# Set theory and maps [duplicate]

Prove or disprove: For any sets X,Y,Z and any maps f:X→Y and g:Y→Z, if f is injective and g is surjective, then g ◦ f is surjective.

sorry im back to sets again. but then i realised all my workings are wrong after i gone through with my tutor on this question. i think a more strong proof would be stating an example to help me better on this. an example where f is injective and g is surjective, but gof is neither surjective nor injective, thus proving the statement is false. thanks a lot and sorry for the trouble... :(

• I allready gave you an example here and here.

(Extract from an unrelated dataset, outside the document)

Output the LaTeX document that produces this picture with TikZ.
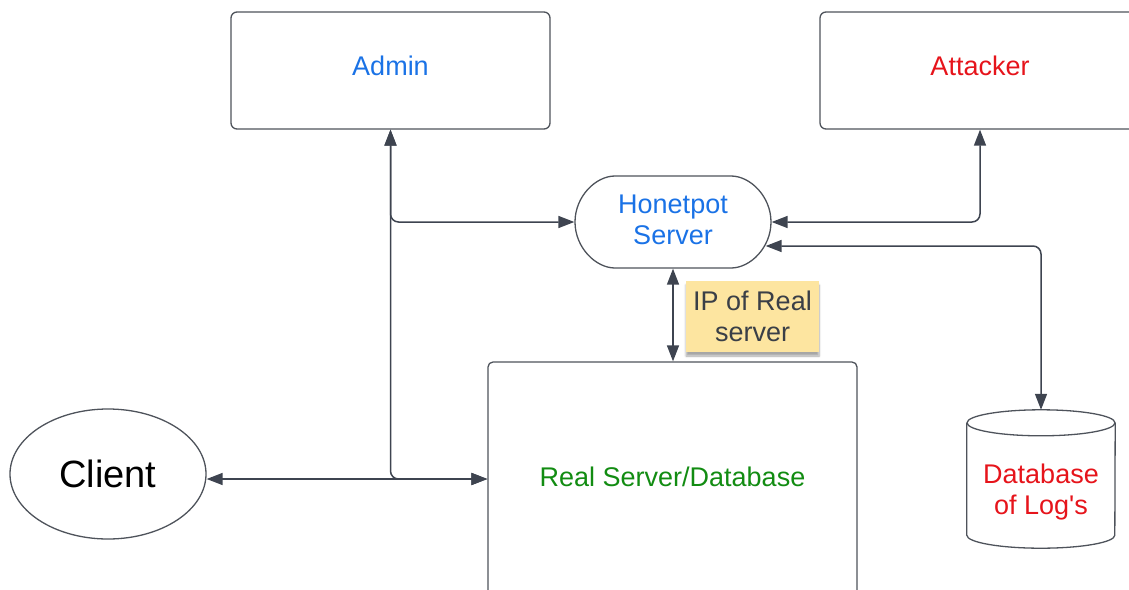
\documentclass[tikz,border=0pt]{standalone}
\usepackage{fontspec}
\setmainfont{Liberation Sans}
\newfontfamily\plainquote{Liberation Sans}[Ligatures=TeXOff]
\usetikzlibrary{arrows.meta,shapes.geometric,shapes.misc,shadows.blur,calc}

\definecolor{wire}{HTML}{3E4450}
\definecolor{edge}{HTML}{4E535B}
\definecolor{txtblue}{HTML}{1A72E6}
\definecolor{txtred}{HTML}{E6141B}
\definecolor{txtgreen}{HTML}{128C12}
\definecolor{notefill}{HTML}{FDE5A0}
\definecolor{notetext}{HTML}{3A3F47}

\newcommand{\lblfont}{\fontsize{27}{31}\selectfont}
\newcommand{\bigfont}{\fontsize{38}{44}\selectfont}

\tikzset{
  box/.style={draw=edge, line width=1.3pt, rounded corners=6pt, inner sep=0pt, font=\lblfont},
  link/.style={draw=wire, line width=1.5pt, rounded corners=8pt,
    {Triangle[length=16pt,width=12pt]}-{Triangle[length=16pt,width=12pt]}},
  stickynote/.style={fill=notefill, inner sep=0pt, font=\lblfont, text=notetext, align=center,
    blur shadow={shadow xshift=0pt, shadow yshift=-4pt, shadow blur steps=6, shadow opacity=35}}
}

\begin{document}
\begin{tikzpicture}[x=1pt, y=-1pt]
\useasboundingbox (0,0) rectangle (1129,589);

% main components
\node[box, text depth=9pt, minimum width=319pt, minimum height=117pt, text=txtblue] (admin) at (390.5,70.5) {Admin};
\node[box, text depth=9pt, minimum width=320pt, minimum height=117pt, text=txtred] (attacker) at (980,70.5) {Attacker};
\node[box, shape=rounded rectangle, align=center, text depth=5pt, minimum width=196pt, minimum height=92pt, text=txtblue] (honeypot) at (673,222) {Honetpot\\Server};
\node[box, rounded corners=5pt, text depth=5pt, minimum width=369pt, minimum height=234pt, text=txtgreen] (real) at (672.5,479) {Real Server/Database};
\node[draw=edge, line width=1.3pt, ellipse, inner sep=0pt, minimum width=196pt, minimum height=130pt, font=\bigfont] (client) at (108,474) {Client};
\node[stickynote, minimum width=133pt, minimum height=71pt] (note) at (752.5,316.5) {IP of Real\\server};

% log database drawn as a cylinder inside a placeholder node
\node[inner sep=0pt, minimum width=148pt, minimum height=138pt] (logs) at (1041,479) {};
\draw[draw=edge, line width=1.3pt]
  ($(logs.north west)+(0,13)$) -- ($(logs.south west)+(0,-13)$)
  arc[start angle=180, end angle=360, x radius=74pt, y radius=13pt]
  -- ($(logs.north east)+(0,13)$);
\draw[draw=edge, line width=1.3pt] ($(logs.north)+(0,13)$) ellipse[x radius=74pt, y radius=13pt];
\node[font=\lblfont, text=txtred, align=center] (logstext) at (1041,492.5) {Database\\of Log{\plainquote '}s};

% connectors
\draw[link] (admin.south) |- (honeypot.west);
\draw[link] (admin.south) |- (real.west);
\draw[link] (real.west) -- (real.west -| client.east);
\draw[link] (honeypot.east) -| (attacker.south);
\draw[link] ($(honeypot.east)+(-6,24)$) -| (logs.north);
\draw[link] (honeypot.south) -- (honeypot.south |- real.north);
\end{tikzpicture}
\end{document}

Why don't you accept these? Sep 7, 2015 at 14:19
• @drhab: If this is a duplicate, why aren't you voting to close as a duplicate? Sep 7, 2015 at 14:24
• @AsafKaragila Yes, I have done by now. First I hoped to hear a reaction of the OP. Sep 7, 2015 at 14:28

This is false. Why? g being surjective means that to every element $z \in Z$, we can find an element in $Y$ which maps to $z$ under $g$. The obvious question to ask then is what happens if $f(X)$ isn't all of $Y$. Then it's at least possible to leave out necessary elements.
For an example, take $X = Y = Z = \mathbb{Z}$ the integers. Let $g$ be the identity map ($g(z) = z$ for all $z \in \mathbb{Z}$) and let $f(x) = 2x$ be the doubling map. Then $g \circ f = f$.
Let $f: \Bbb R \to \Bbb R^2$ be given by $f(x) = (x,0)$ and let $g: \Bbb R^2 \to \Bbb R$ be given by $g(x,y) = y$. Then $f$ is injective and $g$ is surjective, but the composition $(g\circ f)(x) = g(x,0) = 0$ is neither injective nor surjective.